(Entries with chart source code)
■ ■ ■

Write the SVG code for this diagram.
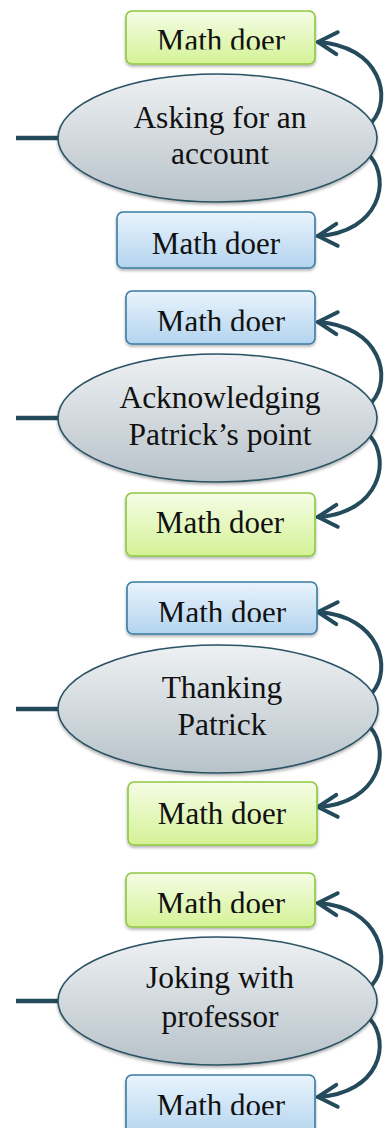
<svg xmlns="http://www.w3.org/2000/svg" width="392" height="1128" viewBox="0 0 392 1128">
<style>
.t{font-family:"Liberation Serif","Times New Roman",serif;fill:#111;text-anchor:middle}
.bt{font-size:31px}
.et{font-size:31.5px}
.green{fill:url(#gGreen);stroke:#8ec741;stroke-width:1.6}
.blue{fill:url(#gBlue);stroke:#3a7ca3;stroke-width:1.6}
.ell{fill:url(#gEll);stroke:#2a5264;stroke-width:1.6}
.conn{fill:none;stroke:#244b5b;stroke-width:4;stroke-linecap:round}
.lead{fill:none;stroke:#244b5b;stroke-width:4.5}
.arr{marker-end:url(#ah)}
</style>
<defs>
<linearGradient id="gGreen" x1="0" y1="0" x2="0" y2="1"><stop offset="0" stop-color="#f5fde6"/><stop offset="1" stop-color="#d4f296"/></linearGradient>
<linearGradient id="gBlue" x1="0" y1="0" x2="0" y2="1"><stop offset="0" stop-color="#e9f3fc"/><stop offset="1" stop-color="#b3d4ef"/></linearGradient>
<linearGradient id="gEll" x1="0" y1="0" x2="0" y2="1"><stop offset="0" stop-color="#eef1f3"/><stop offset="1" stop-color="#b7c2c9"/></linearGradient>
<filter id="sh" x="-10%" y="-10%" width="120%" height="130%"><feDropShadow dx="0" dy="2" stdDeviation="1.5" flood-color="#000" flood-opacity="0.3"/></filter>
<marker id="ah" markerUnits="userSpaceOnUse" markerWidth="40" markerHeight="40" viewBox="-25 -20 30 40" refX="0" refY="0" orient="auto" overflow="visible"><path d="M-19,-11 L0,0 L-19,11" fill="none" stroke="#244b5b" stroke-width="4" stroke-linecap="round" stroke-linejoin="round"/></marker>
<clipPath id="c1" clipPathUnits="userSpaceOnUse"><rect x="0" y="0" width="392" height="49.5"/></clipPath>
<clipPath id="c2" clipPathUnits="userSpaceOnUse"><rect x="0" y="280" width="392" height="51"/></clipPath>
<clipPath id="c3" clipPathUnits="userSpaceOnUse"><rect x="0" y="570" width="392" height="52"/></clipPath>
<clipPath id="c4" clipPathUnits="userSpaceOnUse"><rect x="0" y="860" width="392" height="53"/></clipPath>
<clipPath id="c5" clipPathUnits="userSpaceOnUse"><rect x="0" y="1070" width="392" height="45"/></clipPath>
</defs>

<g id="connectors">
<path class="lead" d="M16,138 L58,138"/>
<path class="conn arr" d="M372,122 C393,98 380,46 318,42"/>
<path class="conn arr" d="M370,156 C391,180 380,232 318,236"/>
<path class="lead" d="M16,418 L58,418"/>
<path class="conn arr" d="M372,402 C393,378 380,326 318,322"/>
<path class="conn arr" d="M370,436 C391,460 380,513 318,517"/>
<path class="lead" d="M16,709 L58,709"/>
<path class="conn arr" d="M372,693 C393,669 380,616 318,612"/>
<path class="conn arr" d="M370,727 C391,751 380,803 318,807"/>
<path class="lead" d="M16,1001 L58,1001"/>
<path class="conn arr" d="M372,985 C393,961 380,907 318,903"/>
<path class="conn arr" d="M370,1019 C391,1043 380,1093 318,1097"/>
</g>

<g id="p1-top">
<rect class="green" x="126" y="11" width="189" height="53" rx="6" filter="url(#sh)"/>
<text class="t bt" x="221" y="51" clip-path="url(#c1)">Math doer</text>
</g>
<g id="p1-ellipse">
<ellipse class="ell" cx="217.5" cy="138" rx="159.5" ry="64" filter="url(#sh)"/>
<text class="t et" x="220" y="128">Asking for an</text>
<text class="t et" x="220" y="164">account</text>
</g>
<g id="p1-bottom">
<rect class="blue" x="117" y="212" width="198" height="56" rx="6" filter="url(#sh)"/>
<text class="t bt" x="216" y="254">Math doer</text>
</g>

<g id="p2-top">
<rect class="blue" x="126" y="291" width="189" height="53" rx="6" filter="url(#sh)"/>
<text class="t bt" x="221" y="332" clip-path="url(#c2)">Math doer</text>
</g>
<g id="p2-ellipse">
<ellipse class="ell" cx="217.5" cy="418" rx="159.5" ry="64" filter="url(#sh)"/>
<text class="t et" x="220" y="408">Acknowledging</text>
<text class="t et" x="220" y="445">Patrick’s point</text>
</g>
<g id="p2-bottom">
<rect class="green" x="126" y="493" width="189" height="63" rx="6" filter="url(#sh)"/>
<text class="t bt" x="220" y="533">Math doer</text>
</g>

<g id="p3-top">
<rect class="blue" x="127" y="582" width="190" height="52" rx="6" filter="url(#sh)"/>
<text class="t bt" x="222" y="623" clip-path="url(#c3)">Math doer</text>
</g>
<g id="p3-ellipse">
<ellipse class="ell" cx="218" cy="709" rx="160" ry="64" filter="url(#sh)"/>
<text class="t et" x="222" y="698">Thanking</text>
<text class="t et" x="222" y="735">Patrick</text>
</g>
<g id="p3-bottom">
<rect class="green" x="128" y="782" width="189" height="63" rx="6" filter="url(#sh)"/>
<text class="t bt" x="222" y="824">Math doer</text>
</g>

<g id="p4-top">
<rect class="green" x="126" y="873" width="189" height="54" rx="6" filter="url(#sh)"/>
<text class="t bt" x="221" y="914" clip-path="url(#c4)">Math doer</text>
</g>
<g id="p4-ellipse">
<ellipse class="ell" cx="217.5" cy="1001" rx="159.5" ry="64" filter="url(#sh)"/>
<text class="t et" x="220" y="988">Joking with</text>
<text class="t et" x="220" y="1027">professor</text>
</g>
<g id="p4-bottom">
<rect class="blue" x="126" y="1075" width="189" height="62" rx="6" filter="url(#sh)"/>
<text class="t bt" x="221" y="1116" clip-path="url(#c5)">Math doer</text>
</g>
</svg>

■ ■ ■

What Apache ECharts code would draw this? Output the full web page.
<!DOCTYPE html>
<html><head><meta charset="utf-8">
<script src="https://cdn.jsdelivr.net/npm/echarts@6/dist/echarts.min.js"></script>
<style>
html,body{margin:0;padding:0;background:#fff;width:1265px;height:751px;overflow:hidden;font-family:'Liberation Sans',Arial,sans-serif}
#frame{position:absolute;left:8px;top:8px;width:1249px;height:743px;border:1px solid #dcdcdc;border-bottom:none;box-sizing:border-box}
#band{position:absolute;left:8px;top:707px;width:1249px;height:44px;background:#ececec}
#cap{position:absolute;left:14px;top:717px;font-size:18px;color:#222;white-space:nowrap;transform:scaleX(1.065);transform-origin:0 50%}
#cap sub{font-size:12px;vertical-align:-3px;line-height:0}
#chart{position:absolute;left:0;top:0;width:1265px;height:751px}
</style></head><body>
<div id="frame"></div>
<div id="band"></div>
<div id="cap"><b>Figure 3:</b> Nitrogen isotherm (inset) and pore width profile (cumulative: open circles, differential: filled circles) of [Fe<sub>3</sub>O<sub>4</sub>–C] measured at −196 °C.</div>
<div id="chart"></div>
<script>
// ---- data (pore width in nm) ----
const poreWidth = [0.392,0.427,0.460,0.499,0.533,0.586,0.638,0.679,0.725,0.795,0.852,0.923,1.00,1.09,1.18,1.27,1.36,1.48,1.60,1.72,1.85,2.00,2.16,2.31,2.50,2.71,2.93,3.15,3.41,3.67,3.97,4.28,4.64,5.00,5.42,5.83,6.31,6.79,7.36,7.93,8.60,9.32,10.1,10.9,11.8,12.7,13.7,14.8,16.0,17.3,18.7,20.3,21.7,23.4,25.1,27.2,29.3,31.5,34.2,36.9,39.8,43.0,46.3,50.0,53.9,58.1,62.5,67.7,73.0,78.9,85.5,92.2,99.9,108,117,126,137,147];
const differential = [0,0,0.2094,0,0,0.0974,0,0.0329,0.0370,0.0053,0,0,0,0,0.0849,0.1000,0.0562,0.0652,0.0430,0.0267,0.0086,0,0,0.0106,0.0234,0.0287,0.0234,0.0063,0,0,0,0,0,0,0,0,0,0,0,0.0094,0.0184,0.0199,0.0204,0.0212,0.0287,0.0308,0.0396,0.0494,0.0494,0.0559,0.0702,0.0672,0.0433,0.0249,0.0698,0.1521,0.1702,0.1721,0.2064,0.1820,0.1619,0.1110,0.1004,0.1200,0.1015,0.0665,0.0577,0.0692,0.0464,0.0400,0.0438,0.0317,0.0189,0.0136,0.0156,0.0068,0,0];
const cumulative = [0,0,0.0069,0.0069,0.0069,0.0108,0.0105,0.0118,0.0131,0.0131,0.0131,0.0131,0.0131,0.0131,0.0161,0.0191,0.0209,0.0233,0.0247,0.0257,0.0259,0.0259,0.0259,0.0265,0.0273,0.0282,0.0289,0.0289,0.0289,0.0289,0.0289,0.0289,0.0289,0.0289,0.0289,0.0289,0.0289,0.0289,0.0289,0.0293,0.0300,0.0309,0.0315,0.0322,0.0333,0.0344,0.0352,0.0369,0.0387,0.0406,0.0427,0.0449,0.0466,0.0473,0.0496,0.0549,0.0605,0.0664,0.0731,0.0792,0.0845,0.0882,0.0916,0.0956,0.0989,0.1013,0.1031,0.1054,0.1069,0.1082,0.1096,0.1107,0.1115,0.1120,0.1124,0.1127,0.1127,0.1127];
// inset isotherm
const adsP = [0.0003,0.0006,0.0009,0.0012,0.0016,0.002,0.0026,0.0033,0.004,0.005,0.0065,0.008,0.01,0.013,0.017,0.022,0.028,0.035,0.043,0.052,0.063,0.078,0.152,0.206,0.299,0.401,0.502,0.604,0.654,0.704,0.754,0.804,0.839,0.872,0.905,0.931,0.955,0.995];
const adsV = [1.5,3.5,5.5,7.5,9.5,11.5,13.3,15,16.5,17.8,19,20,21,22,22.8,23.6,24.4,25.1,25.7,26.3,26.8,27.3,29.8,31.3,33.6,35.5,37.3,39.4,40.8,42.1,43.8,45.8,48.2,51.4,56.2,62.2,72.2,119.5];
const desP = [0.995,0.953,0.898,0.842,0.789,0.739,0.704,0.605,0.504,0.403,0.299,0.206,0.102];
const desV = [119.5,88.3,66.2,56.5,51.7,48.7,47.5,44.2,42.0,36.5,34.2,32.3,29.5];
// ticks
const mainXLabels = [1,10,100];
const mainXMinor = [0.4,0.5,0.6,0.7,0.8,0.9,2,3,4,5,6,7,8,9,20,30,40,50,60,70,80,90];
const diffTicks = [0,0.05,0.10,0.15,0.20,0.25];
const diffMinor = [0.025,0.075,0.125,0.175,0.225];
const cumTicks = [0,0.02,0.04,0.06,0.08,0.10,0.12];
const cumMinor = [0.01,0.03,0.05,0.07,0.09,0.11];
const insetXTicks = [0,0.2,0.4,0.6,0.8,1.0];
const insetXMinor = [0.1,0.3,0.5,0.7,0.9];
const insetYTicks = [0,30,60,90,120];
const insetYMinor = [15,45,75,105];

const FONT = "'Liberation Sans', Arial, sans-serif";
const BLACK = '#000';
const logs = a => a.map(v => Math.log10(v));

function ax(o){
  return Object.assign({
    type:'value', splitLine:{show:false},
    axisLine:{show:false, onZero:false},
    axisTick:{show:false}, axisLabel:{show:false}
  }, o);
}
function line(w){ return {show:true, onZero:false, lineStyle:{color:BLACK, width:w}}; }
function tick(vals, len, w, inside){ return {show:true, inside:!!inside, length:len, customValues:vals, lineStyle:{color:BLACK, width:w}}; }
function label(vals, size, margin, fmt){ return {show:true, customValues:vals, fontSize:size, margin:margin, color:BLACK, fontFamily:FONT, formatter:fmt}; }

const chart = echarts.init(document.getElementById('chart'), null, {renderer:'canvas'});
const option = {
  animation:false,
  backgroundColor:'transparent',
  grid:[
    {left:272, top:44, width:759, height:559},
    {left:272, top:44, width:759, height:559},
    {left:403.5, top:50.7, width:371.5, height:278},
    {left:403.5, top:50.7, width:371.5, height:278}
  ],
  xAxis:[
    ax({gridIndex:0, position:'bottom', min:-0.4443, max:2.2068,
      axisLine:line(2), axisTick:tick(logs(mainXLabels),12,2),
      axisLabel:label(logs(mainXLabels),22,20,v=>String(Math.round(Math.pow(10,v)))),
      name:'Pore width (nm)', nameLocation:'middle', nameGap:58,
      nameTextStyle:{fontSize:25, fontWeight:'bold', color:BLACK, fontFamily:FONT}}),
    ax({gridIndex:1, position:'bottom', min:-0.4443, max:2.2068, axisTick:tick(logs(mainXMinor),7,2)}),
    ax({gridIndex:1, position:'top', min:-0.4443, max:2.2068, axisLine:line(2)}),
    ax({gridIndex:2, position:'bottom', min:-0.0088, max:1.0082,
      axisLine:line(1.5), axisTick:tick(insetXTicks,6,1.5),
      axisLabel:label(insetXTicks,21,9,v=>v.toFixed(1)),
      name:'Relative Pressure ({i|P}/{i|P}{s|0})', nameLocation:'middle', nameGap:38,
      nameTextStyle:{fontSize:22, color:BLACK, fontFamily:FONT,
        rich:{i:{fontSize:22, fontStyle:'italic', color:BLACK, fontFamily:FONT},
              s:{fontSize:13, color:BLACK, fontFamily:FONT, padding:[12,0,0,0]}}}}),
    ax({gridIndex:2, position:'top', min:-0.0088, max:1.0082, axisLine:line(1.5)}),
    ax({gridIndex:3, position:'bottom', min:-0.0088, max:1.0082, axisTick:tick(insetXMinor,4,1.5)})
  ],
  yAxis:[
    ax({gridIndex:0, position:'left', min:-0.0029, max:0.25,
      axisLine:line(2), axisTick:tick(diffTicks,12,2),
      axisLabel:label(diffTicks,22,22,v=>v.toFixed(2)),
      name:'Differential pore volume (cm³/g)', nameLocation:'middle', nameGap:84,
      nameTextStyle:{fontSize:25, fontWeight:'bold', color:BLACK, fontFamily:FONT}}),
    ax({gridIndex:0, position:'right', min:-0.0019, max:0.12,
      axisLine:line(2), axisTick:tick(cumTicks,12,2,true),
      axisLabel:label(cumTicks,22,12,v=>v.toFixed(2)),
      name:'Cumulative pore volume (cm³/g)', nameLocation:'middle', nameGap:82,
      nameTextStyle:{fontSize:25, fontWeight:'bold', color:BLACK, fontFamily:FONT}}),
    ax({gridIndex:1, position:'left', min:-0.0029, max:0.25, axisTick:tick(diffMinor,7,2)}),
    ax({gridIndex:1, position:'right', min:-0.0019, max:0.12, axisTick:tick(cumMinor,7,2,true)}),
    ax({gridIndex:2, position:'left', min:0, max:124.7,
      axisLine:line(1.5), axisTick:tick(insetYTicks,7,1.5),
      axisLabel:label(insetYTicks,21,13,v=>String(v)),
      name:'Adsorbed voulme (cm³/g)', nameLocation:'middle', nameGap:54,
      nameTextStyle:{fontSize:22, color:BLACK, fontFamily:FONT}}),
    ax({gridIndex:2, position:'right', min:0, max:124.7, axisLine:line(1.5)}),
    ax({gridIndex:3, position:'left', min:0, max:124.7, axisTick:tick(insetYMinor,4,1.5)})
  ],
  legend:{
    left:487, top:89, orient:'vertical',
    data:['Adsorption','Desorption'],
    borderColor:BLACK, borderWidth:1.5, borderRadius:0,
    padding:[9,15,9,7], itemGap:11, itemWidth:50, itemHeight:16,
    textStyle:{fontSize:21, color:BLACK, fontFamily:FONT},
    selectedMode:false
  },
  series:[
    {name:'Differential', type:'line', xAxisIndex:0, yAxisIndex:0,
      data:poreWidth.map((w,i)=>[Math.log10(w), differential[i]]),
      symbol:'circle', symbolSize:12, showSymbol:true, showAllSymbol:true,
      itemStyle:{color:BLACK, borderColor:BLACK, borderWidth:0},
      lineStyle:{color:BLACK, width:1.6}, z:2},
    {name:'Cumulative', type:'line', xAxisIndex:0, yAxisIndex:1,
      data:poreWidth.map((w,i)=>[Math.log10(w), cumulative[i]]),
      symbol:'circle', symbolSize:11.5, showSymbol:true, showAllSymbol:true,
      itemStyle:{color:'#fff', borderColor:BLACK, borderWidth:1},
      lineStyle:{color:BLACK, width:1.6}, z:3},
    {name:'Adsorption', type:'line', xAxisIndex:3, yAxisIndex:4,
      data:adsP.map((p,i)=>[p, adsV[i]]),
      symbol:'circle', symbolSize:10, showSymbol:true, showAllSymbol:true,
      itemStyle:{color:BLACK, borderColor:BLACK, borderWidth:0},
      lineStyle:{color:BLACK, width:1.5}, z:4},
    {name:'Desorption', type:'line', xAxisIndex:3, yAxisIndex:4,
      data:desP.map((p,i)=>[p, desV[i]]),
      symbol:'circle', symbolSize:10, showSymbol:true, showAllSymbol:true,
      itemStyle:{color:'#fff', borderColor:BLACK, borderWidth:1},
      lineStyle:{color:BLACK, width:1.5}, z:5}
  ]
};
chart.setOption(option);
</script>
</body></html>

■ ■ ■

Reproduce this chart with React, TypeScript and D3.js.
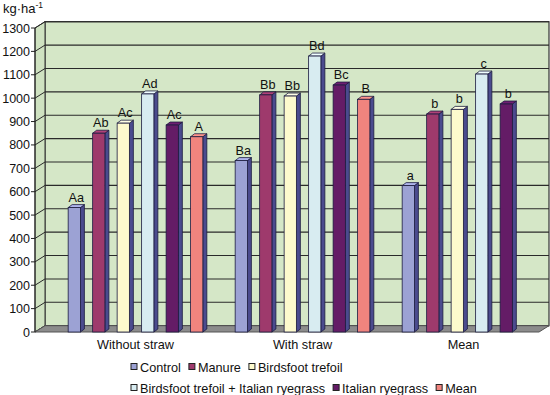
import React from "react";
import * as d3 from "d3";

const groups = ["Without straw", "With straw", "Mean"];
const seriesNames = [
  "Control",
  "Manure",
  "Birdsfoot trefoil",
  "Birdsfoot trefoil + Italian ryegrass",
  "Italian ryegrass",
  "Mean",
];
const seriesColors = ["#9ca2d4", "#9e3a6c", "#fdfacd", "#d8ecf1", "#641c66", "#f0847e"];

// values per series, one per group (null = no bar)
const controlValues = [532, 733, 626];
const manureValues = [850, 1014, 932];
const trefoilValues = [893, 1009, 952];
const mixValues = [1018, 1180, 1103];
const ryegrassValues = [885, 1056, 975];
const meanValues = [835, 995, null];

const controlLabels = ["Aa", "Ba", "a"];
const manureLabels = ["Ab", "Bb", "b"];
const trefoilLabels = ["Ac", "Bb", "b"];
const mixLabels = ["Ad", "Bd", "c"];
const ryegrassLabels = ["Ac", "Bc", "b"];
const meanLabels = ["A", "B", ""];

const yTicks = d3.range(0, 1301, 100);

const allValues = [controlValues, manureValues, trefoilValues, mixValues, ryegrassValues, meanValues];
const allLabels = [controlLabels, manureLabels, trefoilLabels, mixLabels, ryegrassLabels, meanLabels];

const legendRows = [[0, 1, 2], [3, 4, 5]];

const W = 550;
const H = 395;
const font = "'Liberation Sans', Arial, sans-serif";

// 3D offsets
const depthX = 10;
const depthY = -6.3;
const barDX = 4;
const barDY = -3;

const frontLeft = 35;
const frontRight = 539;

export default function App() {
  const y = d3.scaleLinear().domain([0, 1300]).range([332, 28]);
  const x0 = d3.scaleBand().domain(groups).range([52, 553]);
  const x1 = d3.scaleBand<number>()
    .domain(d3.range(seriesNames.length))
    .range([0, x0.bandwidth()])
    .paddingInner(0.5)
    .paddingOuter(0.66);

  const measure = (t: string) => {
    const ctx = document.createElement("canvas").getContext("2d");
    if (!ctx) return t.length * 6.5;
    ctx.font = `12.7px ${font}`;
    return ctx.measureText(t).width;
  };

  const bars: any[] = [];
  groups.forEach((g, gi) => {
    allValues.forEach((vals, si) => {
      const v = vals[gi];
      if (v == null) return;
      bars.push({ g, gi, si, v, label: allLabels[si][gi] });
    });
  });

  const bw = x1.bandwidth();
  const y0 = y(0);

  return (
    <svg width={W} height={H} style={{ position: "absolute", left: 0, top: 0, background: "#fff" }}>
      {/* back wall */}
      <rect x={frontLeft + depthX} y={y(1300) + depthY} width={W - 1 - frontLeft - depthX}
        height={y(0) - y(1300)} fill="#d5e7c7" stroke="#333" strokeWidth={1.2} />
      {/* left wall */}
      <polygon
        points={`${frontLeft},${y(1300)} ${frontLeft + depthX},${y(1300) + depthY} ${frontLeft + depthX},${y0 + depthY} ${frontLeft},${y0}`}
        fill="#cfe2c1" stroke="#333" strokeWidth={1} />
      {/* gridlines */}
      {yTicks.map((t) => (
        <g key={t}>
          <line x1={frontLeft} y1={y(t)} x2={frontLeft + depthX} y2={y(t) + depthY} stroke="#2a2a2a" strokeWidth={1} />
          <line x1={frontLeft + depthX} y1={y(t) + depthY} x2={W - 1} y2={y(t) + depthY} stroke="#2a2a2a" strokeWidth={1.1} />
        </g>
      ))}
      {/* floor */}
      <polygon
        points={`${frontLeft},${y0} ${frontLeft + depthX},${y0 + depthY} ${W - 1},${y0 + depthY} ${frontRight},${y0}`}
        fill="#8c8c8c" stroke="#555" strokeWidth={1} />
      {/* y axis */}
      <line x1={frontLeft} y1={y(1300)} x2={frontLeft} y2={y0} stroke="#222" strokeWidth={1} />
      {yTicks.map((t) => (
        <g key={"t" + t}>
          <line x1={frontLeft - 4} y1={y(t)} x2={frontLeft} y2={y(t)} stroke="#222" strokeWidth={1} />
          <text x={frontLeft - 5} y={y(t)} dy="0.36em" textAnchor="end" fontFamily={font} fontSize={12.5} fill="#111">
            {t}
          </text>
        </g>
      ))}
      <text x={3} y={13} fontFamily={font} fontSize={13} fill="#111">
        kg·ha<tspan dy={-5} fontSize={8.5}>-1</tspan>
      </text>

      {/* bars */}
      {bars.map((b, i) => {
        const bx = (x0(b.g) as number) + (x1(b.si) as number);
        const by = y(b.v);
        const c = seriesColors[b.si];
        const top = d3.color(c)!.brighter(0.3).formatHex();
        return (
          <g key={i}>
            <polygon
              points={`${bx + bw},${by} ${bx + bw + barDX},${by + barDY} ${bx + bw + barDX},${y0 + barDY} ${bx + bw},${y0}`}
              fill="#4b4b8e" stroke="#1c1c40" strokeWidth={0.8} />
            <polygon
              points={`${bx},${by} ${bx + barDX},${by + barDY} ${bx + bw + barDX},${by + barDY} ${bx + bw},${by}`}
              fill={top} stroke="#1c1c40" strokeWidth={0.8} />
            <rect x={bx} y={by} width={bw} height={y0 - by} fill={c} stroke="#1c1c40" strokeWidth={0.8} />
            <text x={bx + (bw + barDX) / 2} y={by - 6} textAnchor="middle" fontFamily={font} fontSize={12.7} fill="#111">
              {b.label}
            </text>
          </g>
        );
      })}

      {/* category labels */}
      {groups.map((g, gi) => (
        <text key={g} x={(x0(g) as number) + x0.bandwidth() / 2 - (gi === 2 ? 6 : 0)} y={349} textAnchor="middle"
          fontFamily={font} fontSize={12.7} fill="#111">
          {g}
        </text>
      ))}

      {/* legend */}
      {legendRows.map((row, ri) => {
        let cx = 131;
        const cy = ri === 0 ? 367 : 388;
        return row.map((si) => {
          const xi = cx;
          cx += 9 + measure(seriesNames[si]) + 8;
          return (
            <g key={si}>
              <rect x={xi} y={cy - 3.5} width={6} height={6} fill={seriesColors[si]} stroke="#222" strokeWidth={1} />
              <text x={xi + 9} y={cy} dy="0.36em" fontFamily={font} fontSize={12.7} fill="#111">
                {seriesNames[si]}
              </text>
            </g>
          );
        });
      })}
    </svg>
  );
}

■ ■ ■

#### THE EXERCISE:
Return exactly the lines from the one with "Reproduce this chart" to the one with "const barDY = -3;", both ends kept, and only those. Images are left out.

#### THE ANSWER:
Reproduce this chart with React, TypeScript and D3.js.
import React from "react";
import * as d3 from "d3";

const groups = ["Without straw", "With straw", "Mean"];
const seriesNames = [
  "Control",
  "Manure",
  "Birdsfoot trefoil",
  "Birdsfoot trefoil + Italian ryegrass",
  "Italian ryegrass",
  "Mean",
];
const seriesColors = ["#9ca2d4", "#9e3a6c", "#fdfacd", "#d8ecf1", "#641c66", "#f0847e"];

// values per series, one per group (null = no bar)
const controlValues = [532, 733, 626];
const manureValues = [850, 1014, 932];
const trefoilValues = [893, 1009, 952];
const mixValues = [1018, 1180, 1103];
const ryegrassValues = [885, 1056, 975];
const meanValues = [835, 995, null];

const controlLabels = ["Aa", "Ba", "a"];
const manureLabels = ["Ab", "Bb", "b"];
const trefoilLabels = ["Ac", "Bb", "b"];
const mixLabels = ["Ad", "Bd", "c"];
const ryegrassLabels = ["Ac", "Bc", "b"];
const meanLabels = ["A", "B", ""];

const yTicks = d3.range(0, 1301, 100);

const allValues = [controlValues, manureValues, trefoilValues, mixValues, ryegrassValues, meanValues];
const allLabels = [controlLabels, manureLabels, trefoilLabels, mixLabels, ryegrassLabels, meanLabels];

const legendRows = [[0, 1, 2], [3, 4, 5]];

const W = 550;
const H = 395;
const font = "'Liberation Sans', Arial, sans-serif";

// 3D offsets
const depthX = 10;
const depthY = -6.3;
const barDX = 4;
const barDY = -3;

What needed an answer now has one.